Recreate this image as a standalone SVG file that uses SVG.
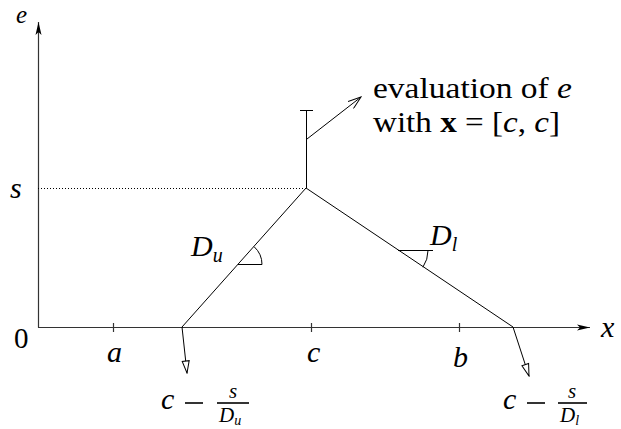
<svg xmlns="http://www.w3.org/2000/svg" width="621" height="429" viewBox="0 0 621 429">
<style>
.ln{stroke:#000;stroke-width:1;fill:none}
.ax{stroke:#333;stroke-width:1.2;fill:none}
</style>
<defs>
<marker id="ah" markerWidth="14" markerHeight="8" refX="13" refY="4" orient="auto" markerUnits="userSpaceOnUse">
<path d="M0,1 L13,4 L0,7 L3,4 Z" fill="#000"/>
</marker>
<marker id="av" markerWidth="14" markerHeight="10" refX="13" refY="5" orient="auto" markerUnits="userSpaceOnUse">
<path d="M0,0.5 L13,5 L0,9.5" fill="none" stroke="#000" stroke-width="1"/>
</marker>
<marker id="at" markerWidth="14" markerHeight="10" refX="13" refY="5" orient="auto" markerUnits="userSpaceOnUse">
<path d="M1,1.5 L13,5 L1,8.5 Z" fill="#fff" stroke="#000" stroke-width="1"/>
</marker>
</defs>
<g id="axes">
<line class="ax" x1="38.5" y1="327.5" x2="38.5" y2="22" marker-end="url(#ah)"/>
<line class="ax" x1="38" y1="327.5" x2="590" y2="327.5" marker-end="url(#ah)"/>
<line class="ax" x1="113.5" y1="323" x2="113.5" y2="332"/>
<line class="ax" x1="311.5" y1="323" x2="311.5" y2="332"/>
<line class="ax" x1="459.5" y1="323" x2="459.5" y2="332"/>
</g>
<g id="connectors">
<line x1="38" y1="188.5" x2="306" y2="188.5" stroke="#000" stroke-width="1" stroke-dasharray="1,2"/>
<line class="ln" x1="306.5" y1="188" x2="306.5" y2="110"/>
<line class="ln" x1="300" y1="110.5" x2="313" y2="110.5"/>
<line class="ln" x1="306" y1="188" x2="182" y2="327"/>
<line class="ln" x1="306" y1="188" x2="513" y2="327"/>
<line class="ln" x1="307" y1="139" x2="361" y2="97" marker-end="url(#av)"/>
<line class="ln" x1="182" y1="327" x2="187" y2="373" marker-end="url(#at)"/>
<line class="ln" x1="513" y1="327" x2="529" y2="376" marker-end="url(#at)"/>
<line class="ln" x1="238" y1="264.5" x2="262" y2="264.5"/>
<path class="ln" d="M262,264.5 A24,24 0 0 0 254.1,246.7"/>
<line class="ln" x1="398" y1="250.5" x2="433" y2="250.5"/>
<path class="ln" d="M428,250.5 A30,30 0 0 1 422.9,267.2"/>
</g>
<g id="labels" font-family="Liberation Serif, DejaVu Serif, serif" fill="#000">
<text font-style="italic" font-size="25" x="16" y="23">e</text>
<text font-style="italic" font-size="30" x="10" y="198">s</text>
<text font-size="29" x="14" y="348">0</text>
<text font-style="italic" font-size="30" x="601" y="337">x</text>
<text font-style="italic" font-size="30" x="107" y="362">a</text>
<text font-style="italic" font-size="30" x="307" y="362">c</text>
<text font-style="italic" font-size="30" x="453" y="367">b</text>
<text font-style="italic" font-size="30" x="191" y="256">D<tspan font-size="20" dy="6">u</tspan></text>
<text font-style="italic" font-size="30" x="430" y="245">D<tspan font-size="20" dy="6">l</tspan></text>
<text font-size="29" x="373" y="98" textLength="199" lengthAdjust="spacingAndGlyphs">evaluation of <tspan font-style="italic">e</tspan></text>
<text font-size="29" x="373" y="132" textLength="187" lengthAdjust="spacingAndGlyphs">with <tspan font-weight="bold">x</tspan> = [<tspan font-style="italic">c</tspan>, <tspan font-style="italic">c</tspan>]</text>
</g>
<g id="lbl-left" font-family="Liberation Serif, DejaVu Serif, serif" fill="#000">
<text font-style="italic" font-size="30" x="161" y="409">c</text>
<line x1="185" y1="403" x2="203" y2="403" stroke="#000" stroke-width="1.6"/>
<line x1="217" y1="403" x2="249" y2="403" stroke="#000" stroke-width="1.6"/>
<text font-style="italic" font-size="21" x="233" y="398" text-anchor="middle">s</text>
<text font-style="italic" font-size="21" x="219" y="422">D<tspan font-size="14" dy="3">u</tspan></text>
</g>
<g id="lbl-right" font-family="Liberation Serif, DejaVu Serif, serif" fill="#000">
<text font-style="italic" font-size="30" x="503" y="409">c</text>
<line x1="527" y1="403" x2="545" y2="403" stroke="#000" stroke-width="1.6"/>
<line x1="558" y1="403" x2="587" y2="403" stroke="#000" stroke-width="1.6"/>
<text font-style="italic" font-size="21" x="572" y="398" text-anchor="middle">s</text>
<text font-style="italic" font-size="21" x="560" y="422">D<tspan font-size="14" dy="3">l</tspan></text>
</g>
</svg>
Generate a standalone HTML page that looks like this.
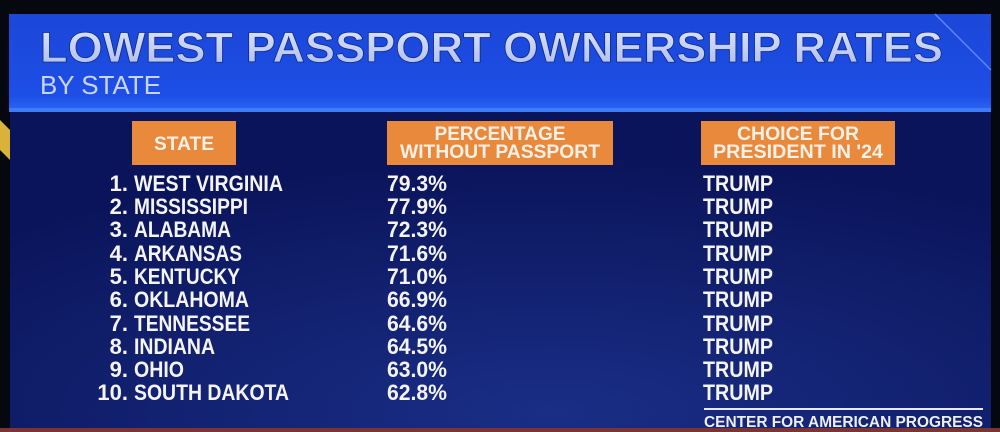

※ ※ ※

- WHAT THE EXERCISE ASKS -
All the material shown above is to be copied exactly, with no pictures carried over.

- THE REPLY -
Recreate this image as a standalone SVG file that uses SVG.
<svg xmlns="http://www.w3.org/2000/svg" width="621" height="429" viewBox="0 0 621 429">
<style>
.ln{stroke:#000;stroke-width:1;fill:none}
.ax{stroke:#333;stroke-width:1.2;fill:none}
</style>
<defs>
<marker id="ah" markerWidth="14" markerHeight="8" refX="13" refY="4" orient="auto" markerUnits="userSpaceOnUse">
<path d="M0,1 L13,4 L0,7 L3,4 Z" fill="#000"/>
</marker>
<marker id="av" markerWidth="14" markerHeight="10" refX="13" refY="5" orient="auto" markerUnits="userSpaceOnUse">
<path d="M0,0.5 L13,5 L0,9.5" fill="none" stroke="#000" stroke-width="1"/>
</marker>
<marker id="at" markerWidth="14" markerHeight="10" refX="13" refY="5" orient="auto" markerUnits="userSpaceOnUse">
<path d="M1,1.5 L13,5 L1,8.5 Z" fill="#fff" stroke="#000" stroke-width="1"/>
</marker>
</defs>
<g id="axes">
<line class="ax" x1="38.5" y1="327.5" x2="38.5" y2="22" marker-end="url(#ah)"/>
<line class="ax" x1="38" y1="327.5" x2="590" y2="327.5" marker-end="url(#ah)"/>
<line class="ax" x1="113.5" y1="323" x2="113.5" y2="332"/>
<line class="ax" x1="311.5" y1="323" x2="311.5" y2="332"/>
<line class="ax" x1="459.5" y1="323" x2="459.5" y2="332"/>
</g>
<g id="connectors">
<line x1="38" y1="188.5" x2="306" y2="188.5" stroke="#000" stroke-width="1" stroke-dasharray="1,2"/>
<line class="ln" x1="306.5" y1="188" x2="306.5" y2="110"/>
<line class="ln" x1="300" y1="110.5" x2="313" y2="110.5"/>
<line class="ln" x1="306" y1="188" x2="182" y2="327"/>
<line class="ln" x1="306" y1="188" x2="513" y2="327"/>
<line class="ln" x1="307" y1="139" x2="361" y2="97" marker-end="url(#av)"/>
<line class="ln" x1="182" y1="327" x2="187" y2="373" marker-end="url(#at)"/>
<line class="ln" x1="513" y1="327" x2="529" y2="376" marker-end="url(#at)"/>
<line class="ln" x1="238" y1="264.5" x2="262" y2="264.5"/>
<path class="ln" d="M262,264.5 A24,24 0 0 0 254.1,246.7"/>
<line class="ln" x1="398" y1="250.5" x2="433" y2="250.5"/>
<path class="ln" d="M428,250.5 A30,30 0 0 1 422.9,267.2"/>
</g>
<g id="labels" font-family="Liberation Serif, DejaVu Serif, serif" fill="#000">
<text font-style="italic" font-size="25" x="16" y="23">e</text>
<text font-style="italic" font-size="30" x="10" y="198">s</text>
<text font-size="29" x="14" y="348">0</text>
<text font-style="italic" font-size="30" x="601" y="337">x</text>
<text font-style="italic" font-size="30" x="107" y="362">a</text>
<text font-style="italic" font-size="30" x="307" y="362">c</text>
<text font-style="italic" font-size="30" x="453" y="367">b</text>
<text font-style="italic" font-size="30" x="191" y="256">D<tspan font-size="20" dy="6">u</tspan></text>
<text font-style="italic" font-size="30" x="430" y="245">D<tspan font-size="20" dy="6">l</tspan></text>
<text font-size="29" x="373" y="98" textLength="199" lengthAdjust="spacingAndGlyphs">evaluation of <tspan font-style="italic">e</tspan></text>
<text font-size="29" x="373" y="132" textLength="187" lengthAdjust="spacingAndGlyphs">with <tspan font-weight="bold">x</tspan> = [<tspan font-style="italic">c</tspan>, <tspan font-style="italic">c</tspan>]</text>
</g>
<g id="lbl-left" font-family="Liberation Serif, DejaVu Serif, serif" fill="#000">
<text font-style="italic" font-size="30" x="161" y="409">c</text>
<line x1="185" y1="403" x2="203" y2="403" stroke="#000" stroke-width="1.6"/>
<line x1="217" y1="403" x2="249" y2="403" stroke="#000" stroke-width="1.6"/>
<text font-style="italic" font-size="21" x="233" y="398" text-anchor="middle">s</text>
<text font-style="italic" font-size="21" x="219" y="422">D<tspan font-size="14" dy="3">u</tspan></text>
</g>
<g id="lbl-right" font-family="Liberation Serif, DejaVu Serif, serif" fill="#000">
<text font-style="italic" font-size="30" x="503" y="409">c</text>
<line x1="527" y1="403" x2="545" y2="403" stroke="#000" stroke-width="1.6"/>
<line x1="558" y1="403" x2="587" y2="403" stroke="#000" stroke-width="1.6"/>
<text font-style="italic" font-size="21" x="572" y="398" text-anchor="middle">s</text>
<text font-style="italic" font-size="21" x="560" y="422">D<tspan font-size="14" dy="3">l</tspan></text>
</g>
</svg>
Generate a standalone HTML page that looks like this.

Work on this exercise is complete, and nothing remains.